L'article 6 du contrat de franchise précisait : "En cas de rupture de la présente convention avant son terme et sans préjudice de l'exercice de la clause pénale ci-dessus et de toute demande en dommages-intérêts complémentaires, le franchisé s'oblige à ne pas utiliser directement ou indirectement personnellement ou par personne interposée, en société ou autrement, durant une période de un an à compter de la date de résiliation du présent contrat, une enseigne de renommée nationale ou régionale déposée ou non et à ne pas offrir en vente des marchandises dont les marques sont liées à ces enseignes (marques propres), ceci dans un rayon de cinq kilomètres du magasin Shopi faisant l'objet du présent accord".

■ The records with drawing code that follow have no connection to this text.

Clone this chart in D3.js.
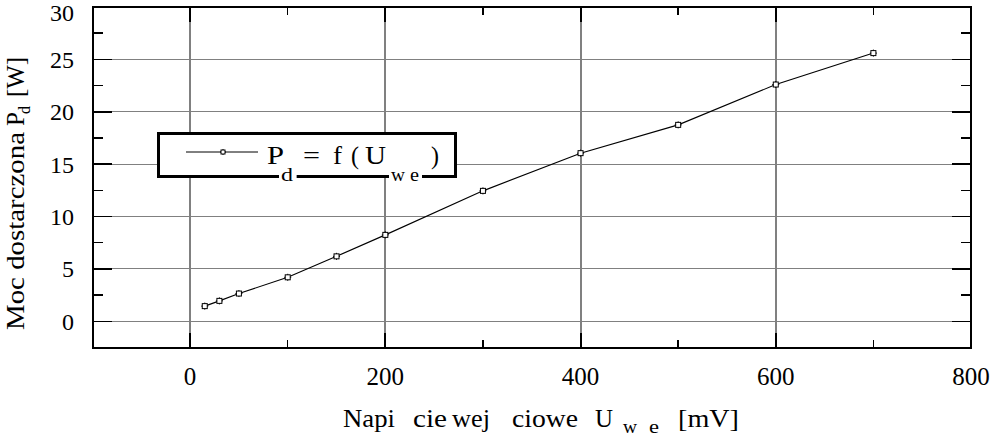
<!DOCTYPE html>
<html><head><meta charset="utf-8">
<script src="https://cdn.jsdelivr.net/npm/d3@7"></script>
<style>
body{margin:0;background:#fff}
svg{display:block}
text{font-family:"Liberation Serif","Times New Roman",serif;fill:#000}
</style>
</head><body>
<svg id="c" width="992" height="439"></svg>
<script>
// ---- data ----
const voltage = [15, 30, 50, 100, 150, 200, 300, 400, 500, 600, 700];   // U_we [mV]
const power   = [1.45, 1.95, 2.65, 4.2, 6.2, 8.25, 12.45, 16.05, 18.75, 22.6, 25.6]; // P_d [W]
const xTickLabels = [0, 200, 400, 600, 800];
const yTickLabels = [0, 5, 10, 15, 20, 25, 30];
const xDomain = [-100, 800];
const yDomain = [-2.5, 30];

const svg = d3.select("#c");
const L = 92.5, R = 971, T = 7, B = 347.5;
const x = d3.scaleLinear().domain(xDomain).range([L, R]);
const y = d3.scaleLinear().domain(yDomain).range([B, T]);

const xMajor = x.ticks(4).filter(v => v > xDomain[0] && v < xDomain[1]);
const xMinor = d3.range(-100, 801, 100).filter(v => v % 200 !== 0 && v > xDomain[0] && v < xDomain[1]);
const yMajor = y.ticks(6).filter(v => v > yDomain[0] && v < yDomain[1]);
const yMinor = d3.range(-2.5, 30.01, 2.5).filter(v => v % 5 !== 0 && v > yDomain[0] && v < yDomain[1]);

function txt(parent, s, px, py, size, len) {
  const t = parent.append("text").attr("x", px).attr("y", py).attr("font-size", size).text(s);
  if (len) t.attr("textLength", len).attr("lengthAdjust", "spacingAndGlyphs");
  return t;
}

// grid
const g = svg.append("g").attr("shape-rendering", "crispEdges");
g.selectAll(".gx").data(xMajor).join("line").attr("class","gx")
  .attr("x1", d => x(d)).attr("x2", d => x(d)).attr("y1", T).attr("y2", B)
  .attr("stroke", "#808080").attr("stroke-width", 2);
g.selectAll(".gy").data(yMajor).join("line").attr("class","gy")
  .attr("x1", L).attr("x2", R).attr("y1", d => y(d)).attr("y2", d => y(d))
  .attr("stroke", "#808080").attr("stroke-width", 1);

// ticks on all four sides
const tk = svg.append("g").attr("stroke", "#000").attr("shape-rendering", "crispEdges");
function xt(vals, len, w) {
  vals.forEach(v => {
    tk.append("line").attr("x1", x(v)).attr("x2", x(v)).attr("y1", B).attr("y2", B - len).attr("stroke-width", w);
    tk.append("line").attr("x1", x(v)).attr("x2", x(v)).attr("y1", T).attr("y2", T + len).attr("stroke-width", w);
  });
}
function yt(vals, len, w) {
  vals.forEach(v => {
    tk.append("line").attr("y1", y(v)).attr("y2", y(v)).attr("x1", L).attr("x2", L + len).attr("stroke-width", w);
    tk.append("line").attr("y1", y(v)).attr("y2", y(v)).attr("x1", R).attr("x2", R - len).attr("stroke-width", w);
  });
}
xt(xMajor, 15, 2); xt(xMinor, 8, 1.5);
yt(yMajor, 19, 1.5); yt(yMinor, 10, 1.5);

// frame
svg.append("rect").attr("x", L).attr("y", T).attr("width", R - L).attr("height", B - T)
  .attr("fill", "none").attr("stroke", "#000").attr("stroke-width", 2).attr("shape-rendering", "crispEdges");

// tick labels
svg.append("g").selectAll("text").data(xTickLabels).join("text")
  .attr("x", d => x(d)).attr("y", 385).attr("text-anchor", "middle").attr("font-size", 25)
  .text(d => d);
svg.append("g").selectAll("text").data(yTickLabels).join("text")
  .attr("x", 74).attr("y", d => Math.max(y(d), 12.5)).attr("dy", "0.35em").attr("text-anchor", "end").attr("font-size", 24)
  .text(d => d);

// data line + markers
const pts = voltage.map((v, i) => [v, power[i]]);
svg.append("path").datum(pts)
  .attr("d", d3.line().x(d => x(d[0])).y(d => y(d[1])))
  .attr("fill", "none").attr("stroke", "#000").attr("stroke-width", 1.1);

function marker(sel) {
  sel.append("path").attr("d", "M-3.5,0H3.5M0,-3.5V3.5").attr("stroke", "#000").attr("stroke-width", 1);
  sel.append("rect").attr("x", -2.5).attr("y", -2.5).attr("width", 5).attr("height", 5)
    .attr("fill", "#fff").attr("stroke", "#000").attr("stroke-width", 1);
}
svg.append("g").selectAll("g").data(pts).join("g")
  .attr("transform", d => `translate(${x(d[0])},${y(d[1])})`)
  .call(marker);

// legend
const lg = svg.append("g");
lg.append("rect").attr("x", 158.5).attr("y", 133.5).attr("width", 297).attr("height", 43)
  .attr("fill", "#fff").attr("stroke", "#000").attr("stroke-width", 3);
lg.append("line").attr("x1", 186).attr("x2", 258).attr("y1", 152).attr("y2", 152).attr("stroke", "#000").attr("stroke-width", 1);
lg.append("g").attr("transform", "translate(223,152)").call(sel => {
  sel.append("path").attr("d", "M-3,0H3M0,-3V3").attr("stroke", "#000").attr("stroke-width", 1);
  sel.append("rect").attr("x", -2).attr("y", -2).attr("width", 4).attr("height", 4).attr("fill", "#fff").attr("stroke", "#000").attr("stroke-width", 1);
});
// subscripts (with white background that breaks the box border)
[["d", 281, 12], ["w", 391, 14], ["e", 410, 9]].forEach(([t, px, len]) => {
  const tx = txt(lg, t, px, 180.5, 19, len);
  const bb = tx.node().getBBox();
  lg.insert("rect", "text").attr("x", bb.x - 2).attr("y", bb.y + 2).attr("width", bb.width + 5).attr("height", bb.height - 2).attr("fill", "#fff");
});
[["P", 267, 17], ["=", 303, 17], ["f", 333, 9], ["(", 351, 8], ["U", 365, 21], [")", 431, 8]]
  .forEach(([t, px, len]) => txt(lg, t, px, 163.5, 26, len));

// x axis title
const xl = svg.append("g");
[["Napi", 343, 52], ["cie", 413, 34], ["wej", 452, 38], ["ciowe", 512, 66], ["U", 595, 18], ["[mV]", 678, 61]]
  .forEach(([t, px, len]) => txt(xl, t, px, 427, 25, len));
[["w", 623, 14], ["e", 649, 10]].forEach(([t, px, len]) => txt(xl, t, px, 433, 18, len));

// y axis title
const yl = svg.append("g").attr("transform", "translate(24,330) rotate(-90)");
[["Moc dostarczona", 0, 198], ["P", 204, 14], ["[W]", 233, 40]]
  .forEach(([t, px, len]) => txt(yl, t, px, 0, 25, len));
txt(yl, "d", 216, 6, 17, 8);
</script>
</body></html>
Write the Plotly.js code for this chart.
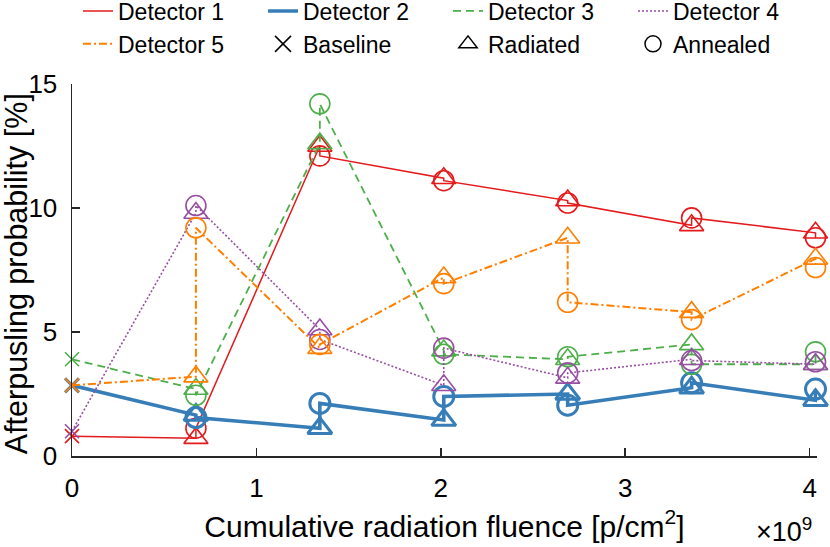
<!DOCTYPE html>
<html>
<head>
<meta charset="utf-8">
<script src="https://cdn.plot.ly/plotly-3.0.1.min.js"></script>
<style>
  html, body { margin: 0; padding: 0; background: #fff; }
  #chart { width: 830px; height: 547px; }
</style>
</head>
<body>
<div id="chart"></div>
<script>
// fluence steps, in units of 1e9 p/cm^2
const FLUENCE = [0.672, 1.344, 2.016, 2.688, 3.36, 4.032];
const DETECTORS = ["Detector 1", "Detector 2", "Detector 3", "Detector 4", "Detector 5"];
const BASELINE = [0.8, 2.85, 3.9, 1.0, 2.85];

// afterpulsing [%] right after each irradiation / after the anneal that follows it
const RADIATED_1 = [0.72, 12.5, 11.2, 10.3, 9.3, 9.0];
const ANNEALED_1 = [1.12, 12.1, 11.1, 10.2, 9.6, 8.8];
const RADIATED_2 = [1.65, 1.12, 1.45, 2.5, 2.75, 2.25];
const ANNEALED_2 = [1.55, 2.12, 2.4, 2.05, 2.95, 2.7];
const RADIATED_3 = [2.7, 12.6, 4.25, 3.9, 4.5, 3.7];
const ANNEALED_3 = [2.45, 14.2, 4.1, 4.0, 3.7, 4.2];
const RADIATED_4 = [9.8, 5.1, 2.85, 3.15, 3.9, 3.7];
const ANNEALED_4 = [10.1, 4.7, 4.35, 3.35, 3.85, 3.8];
const RADIATED_5 = [3.2, 4.35, 7.2, 8.8, 5.8, 7.95];
const ANNEALED_5 = [9.2, 4.5, 6.95, 6.2, 5.5, 7.6];

const RADIATED = [RADIATED_1, RADIATED_2, RADIATED_3, RADIATED_4, RADIATED_5];
const ANNEALED = [ANNEALED_1, ANNEALED_2, ANNEALED_3, ANNEALED_4, ANNEALED_5];

const FONT = "'Liberation Sans', Arial, Helvetica, sans-serif";
const INK = "#262626";

const STYLES = [
  { color: "#e41a1c", width: 1.5, dash: "solid", edge: 1.6 },
  { color: "#377eb8", width: 3.6, dash: "solid", edge: 3 },
  { color: "#4daf4a", width: 1.8, dash: "8px,5px", edge: 1.6 },
  { color: "#984ea3", width: 1.6, dash: "2px,2px", edge: 1.6 },
  { color: "#ff7f00", width: 2, dash: "8px,3px,2px,3px", edge: 1.6 },
];

// path runs baseline -> radiated -> annealed -> next radiated ...
function detectorTrace(i) {
  const { color, width, dash, edge } = STYLES[i];
  const steps = FLUENCE.map((f, k) => [
    [f, RADIATED[i][k], "triangle-up-open", 21],
    [f, ANNEALED[i][k], "circle-open", 20],
  ]).flat();
  const pts = [[0, BASELINE[i], "x-thin-open", 14], ...steps];

  return {
    type: "scatter",
    mode: "lines+markers",
    x: pts.map((p) => p[0]),
    y: pts.map((p) => p[1]),
    cliponaxis: false,
    line: { color, width, dash },
    marker: {
      color,
      opacity: 1,
      symbol: pts.map((p) => p[2]),
      size: pts.map((p) => p[3]),
      line: { color, width: edge },
    },
    showlegend: false,
    hoverinfo: "skip",
  };
}

const legendLines = DETECTORS.map((name, i) => ({
  type: "scatter",
  mode: "lines",
  name,
  x: [null],
  y: [null],
  line: { color: STYLES[i].color, width: STYLES[i].width, dash: STYLES[i].dash },
}));

const legendMarks = [
  ["Baseline", "x-thin-open"],
  ["Radiated", "triangle-up-open"],
  ["Annealed", "circle-open"],
].map(([name, symbol]) => ({
  type: "scatter",
  mode: "markers",
  name,
  x: [null],
  y: [null],
  marker: { color: "#000", symbol, size: 16, line: { color: "#000", width: 1.5 } },
}));

const axis = {
  showline: true,
  linecolor: INK,
  linewidth: 1.5,
  ticks: "inside",
  ticklen: 8,
  tickwidth: 1.5,
  tickcolor: INK,
  showgrid: false,
  zeroline: false,
  tickfont: { family: FONT, size: 26, color: "#000" },
  ticklabelstandoff: 8,
};

const label = (text, size, extra) => ({
  xref: "paper",
  yref: "paper",
  showarrow: false,
  text,
  font: { family: FONT, size, color: "#000" },
  ...extra,
});

Plotly.newPlot(
  "chart",
  [...DETECTORS.map((_, i) => detectorTrace(i)), ...legendLines, ...legendMarks],
  {
    width: 830,
    height: 547,
    margin: { l: 72, r: 13, t: 84, b: 91, autoexpand: false },
    paper_bgcolor: "#fff",
    plot_bgcolor: "#fff",
    font: { family: FONT, color: "#000" },
    xaxis: {
      ...axis,
      range: [0, 4.04],
      tickvals: [0, 1, 2, 3, 4],
      title: {
        text: "Cumulative radiation fluence [p/cm<sup>2</sup>]",
        font: { family: FONT, size: 30, color: "#000" },
        standoff: 14,
      },
    },
    yaxis: {
      ...axis,
      range: [0, 15],
      tickvals: [0, 5, 10, 15],
    },
    showlegend: true,
    legend: {
      orientation: "h",
      xref: "container",
      yref: "paper",
      x: 78 / 830,
      y: 1.254,
      xanchor: "left",
      yanchor: "top",
      entrywidth: 140,
      entrywidthmode: "pixels",
      font: { family: FONT, size: 23, color: "#000" },
      bgcolor: "rgba(0,0,0,0)",
      tracegroupgap: 0,
    },
    annotations: [
      label("Afterpusling probability [%]", 30.5, {
        x: -0.075,
        y: 0.489,
        xanchor: "center",
        yanchor: "middle",
        textangle: -90,
      }),
      label("×10<sup>9</sup>", 27, {
        x: 1,
        y: -0.2,
        xanchor: "right",
        yanchor: "middle",
        xshift: -3,
      }),
    ],
  },
  { displayModeBar: false, staticPlot: true }
);
</script>
</body>
</html>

Par lettre en date du 26 octobre 1996, la société G& Distribution a résilié avec effet immédiat le contrat de franchise reprochant à la société Prodim un manquement à ses obligations contractuelles et a, dans l'année qui a suivi la résiliation au cours de l'année 1997, exploité son fonds de commerce sous une enseigne concurrente "Coccinelle", détenue par la centrale d'achat Francap Distribution, à laquelle la société Etablissements Ségurel (société Ségurel), centrale d'approvisionnement, était affiliée, et commercialisé les produits propres attachés à l'enseigne ''Coccinelle".

I Procédures engagées contre la société G&A Distribution par la société Prodim :

A La société Prodim a engagé une procédure d'arbitrage conformément à la clause compromissoire se trouvant dans le contrat pour qu'il soit statué sur la rupture du contrat de franchise.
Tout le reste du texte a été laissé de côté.